Todos os anos é realizado um estudo por uma comissão nacional e vemos que os números têm diminuído. Claro, mesmo um único caso é uma tragédia… Mas vemos que os casos são muito menos numerosos.

Exatamente um ano atrás, na cúpula de Varsóvia, o senhor falou de uma “conversão pastoral” para lidar com os abusos. O que o senhor queria dizer? Essa conversão já ocorreu ou ainda está muito distante?

A “conversão pastoral” é um conceito do Papa Francisco para dizer que a conversão individual faz parte de nosso ministério. Penso que ainda há muito a ser feito, mas é importante porque é impossível evangelizar na Igreja sem ter um forte compromisso com a salvaguarda. É um ministério difícil, vários bispos têm medo de abordar casos de abuso, de falar com sobreviventes e vítimas. Mas se não fizermos um esforço real para encontrar uma solução para este problema dentro da Igreja, será impossível restaurar a confiança com nosso povo. No livro do cardeal Carlo Maria Martini “Come Gesù gestiva il suo tempo”, o cardeal disse que Jesus passou a maior parte de seu tempo cuidando daqueles que sofrem e realizando obras de misericórdia. É lógico, porque a misericórdia é o contexto para o anúncio do Evangelho. Se as pessoas não estiverem convencidas de que as amamos, elas não ouvirão nossa mensagem. A Igreja tem a obrigação de mostrar seriamente a todos os fiéis que a segurança das crianças é a prioridade número um, ela tem a obrigação de proteger, de cuidar. Não é fácil, mas é fundamental porque, se não corrigirmos os problemas do passado, para a Igreja será impossível proclamar a Boa Nova.

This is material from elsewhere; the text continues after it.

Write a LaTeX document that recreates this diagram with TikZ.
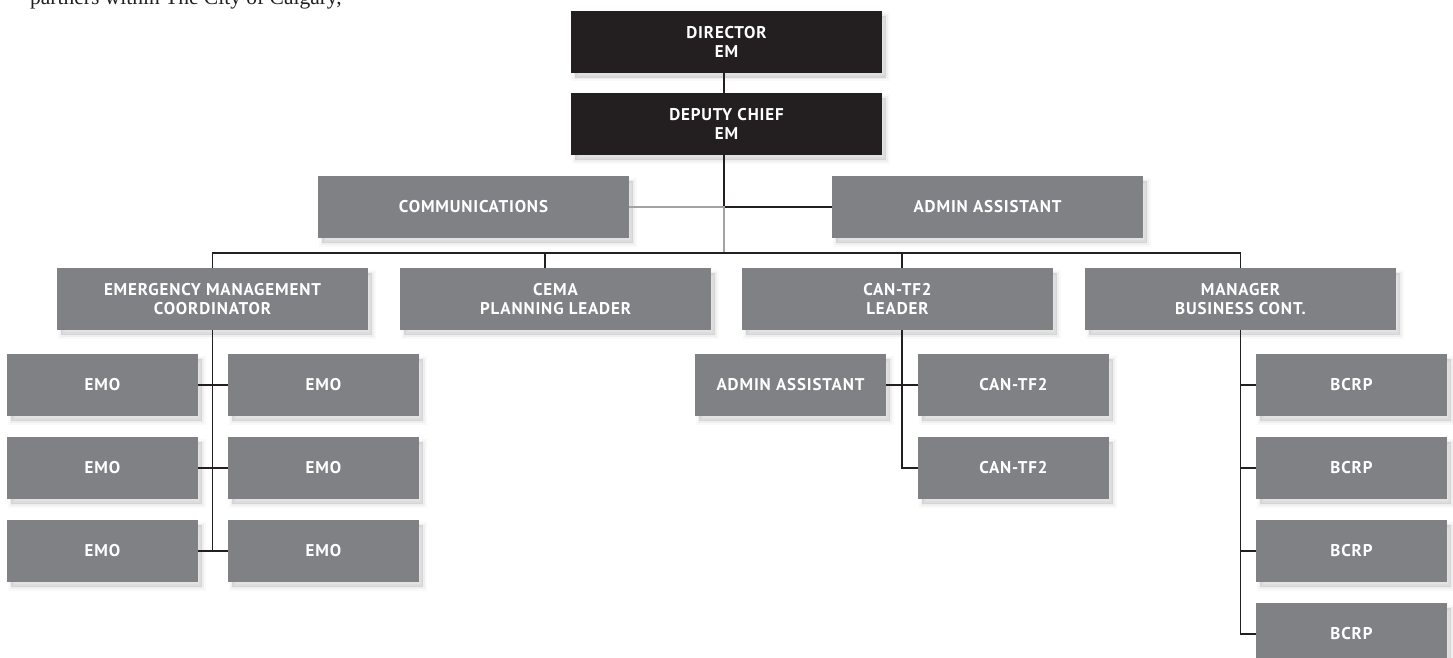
\documentclass[tikz,border=0pt]{standalone}
\usepackage{fontspec}
\setmainfont{Liberation Serif}
\newfontfamily\boxfont[LetterSpace=5]{PT Sans}
\usetikzlibrary{calc}
\definecolor{darkbox}{HTML}{231F20}
\definecolor{greyfill}{HTML}{808184}
\definecolor{lineblack}{HTML}{231F20}
\definecolor{linegrey}{HTML}{A3A3A3}
\begin{document}
\begin{tikzpicture}[x=1pt,y=-1pt,
  shadowed/.style={
    preaction={fill=black, draw=black, line width=7pt, opacity=0.025, transform canvas={shift={(4pt,-5pt)}}},
    preaction={fill=black, draw=black, line width=3pt, opacity=0.04, transform canvas={shift={(4pt,-5pt)}}},
    preaction={fill=black, opacity=0.05, transform canvas={shift={(4pt,-5pt)}}}},
  box/.style={shadowed, rectangle, inner sep=0pt, minimum height=62pt, text=white, align=center,
    font=\boxfont\bfseries\fontsize{17}{19}\selectfont},
  widebox/.style={box, minimum width=311pt},
  smallbox/.style={box, minimum width=191pt},
  darkfill/.style={fill=darkbox},
  greybox/.style={fill=greyfill},
  conn/.style={draw=lineblack, line width=1.3pt},
  connlight/.style={draw=linegrey, line width=1.3pt},
]
\useasboundingbox (0,0) rectangle (1453,658);
\begin{scope}
\clip (0,0) rectangle (1453,658);
\node[anchor=base west, inner sep=0pt, text=darkbox, font=\fontsize{21.5}{24}\selectfont] (intro) at (30,5) {partners within The City of Calgary,};

% top
\node[widebox, darkfill] (dir) at (726.5,42) {DIRECTOR\\EM};
\node[widebox, darkfill] (dep) at (726.5,124) {DEPUTY CHIEF\\EM};
\node[widebox, greybox] (comms) at (473.5,207) {COMMUNICATIONS};
\node[widebox, greybox] (admin) at (987.5,207) {ADMIN ASSISTANT};
% second tier
\node[widebox, greybox] (emc) at (212.5,299) {EMERGENCY MANAGEMENT\\COORDINATOR};
\node[widebox, greybox] (cema) at (555.5,299) {CEMA\\PLANNING LEADER};
\node[widebox, greybox] (can) at (897.5,299) {CAN-TF2\\LEADER};
\node[widebox, greybox] (mgr) at (1240.5,299) {MANAGER\\BUSINESS CONT.};
% EMO
\node[smallbox, greybox] (emoL1) at (102.5,385) {EMO};
\node[smallbox, greybox] (emoR1) at (323.5,385) {EMO};
\node[smallbox, greybox] (emoL2) at (102.5,468) {EMO};
\node[smallbox, greybox] (emoR2) at (323.5,468) {EMO};
\node[smallbox, greybox] (emoL3) at (102.5,551) {EMO};
\node[smallbox, greybox] (emoR3) at (323.5,551) {EMO};
% CAN-TF2
\node[smallbox, greybox] (adm2) at (790.5,385) {ADMIN ASSISTANT};
\node[smallbox, greybox] (ct1) at (1013.5,385) {CAN-TF2};
\node[smallbox, greybox] (ct2) at (1013.5,468) {CAN-TF2};
% BCRP
\node[smallbox, greybox] (b1) at (1351.5,385) {BCRP};
\node[smallbox, greybox] (b2) at (1351.5,468) {BCRP};
\node[smallbox, greybox] (b3) at (1351.5,551) {BCRP};
\node[smallbox, greybox] (b4) at (1351.5,634) {BCRP};

% connectors
\coordinate (spineTop) at ([xshift=-2.5pt]dir.south);
\coordinate (J) at (spineTop |- comms.east);
\coordinate (busc) at (724,253);
\draw[conn] (spineTop) -- ([xshift=-2.5pt]dep.north);
\draw[conn] ([xshift=-2.5pt]dep.south) -- (J) -- (J -| admin.west);
\draw[connlight] (comms.east) -- (J) -- (busc);
\draw[conn] (emc.north) -- (emc.north |- busc) -- (mgr.north |- busc) -- (mgr.north);
\draw[conn] ([xshift=-10.5pt]cema.north) -- ([xshift=-10.5pt]cema.north |- busc);
\draw[conn] ([xshift=4.5pt]can.north) -- ([xshift=4.5pt]can.north |- busc);
% EMC branch
\draw[conn] (emc.south) -- (emc.south |- emoL3.east);
\draw[conn] (emoL1.east) -- (emoR1.west);
\draw[conn] (emoL2.east) -- (emoR2.west);
\draw[conn] (emoL3.east) -- (emoR3.west);
% CAN branch
\draw[conn] ([xshift=4.5pt]can.south) -- ([xshift=4.5pt]can.south |- ct2.west) -- (ct2.west);
\draw[conn] (adm2.east) -- (ct1.west);
% MGR branch
\draw[conn] (mgr.south) -- (mgr.south |- b4.west) -- (b4.west);
\draw[conn] (mgr.south |- b1.west) -- (b1.west);
\draw[conn] (mgr.south |- b2.west) -- (b2.west);
\draw[conn] (mgr.south |- b3.west) -- (b3.west);
\end{scope}
\end{tikzpicture}
\end{document}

O senhor falou de bispos que têm medo. Existe, portanto, alguma reticência por parte das Conferências Episcopais em aceitar abertamente este desafio?

Sim, ainda há, mas a Cúpula de fevereiro de 2019 marcou um momento histórico. Todo ano, quando os novos bispos vêm a Roma para formação, é uma oportunidade de fazê-los entender a importância da salvaguarda. No passado, encontrei-me com os bispos e sempre levei comigo uma vítima para falar com eles. Muitas deles me dizem que o testemunho foi a coisa mais importante de toda a semana.

Uma última pergunta, mais pessoal. Há anos o senhor vem realizando esta tarefa que lhe foi confiada pelo Papa. São anos, portanto, que o senhor tem estado envolvido em uma área dolorosa que pode lhe ter causado, às vezes, desânimo ou peso espiritual. O que o motiva a ir em frente?

O desejo de ver as vítimas e os sobreviventes retornarem à Igreja em paz. Tenho visto tanto sofrimento, pessoas que perderam sua fé depois de uma experiência tão terrível. Como pastor, acredito que este ministério é, sim, tão difícil, mas não poderia fazer algo mais importante do que isso.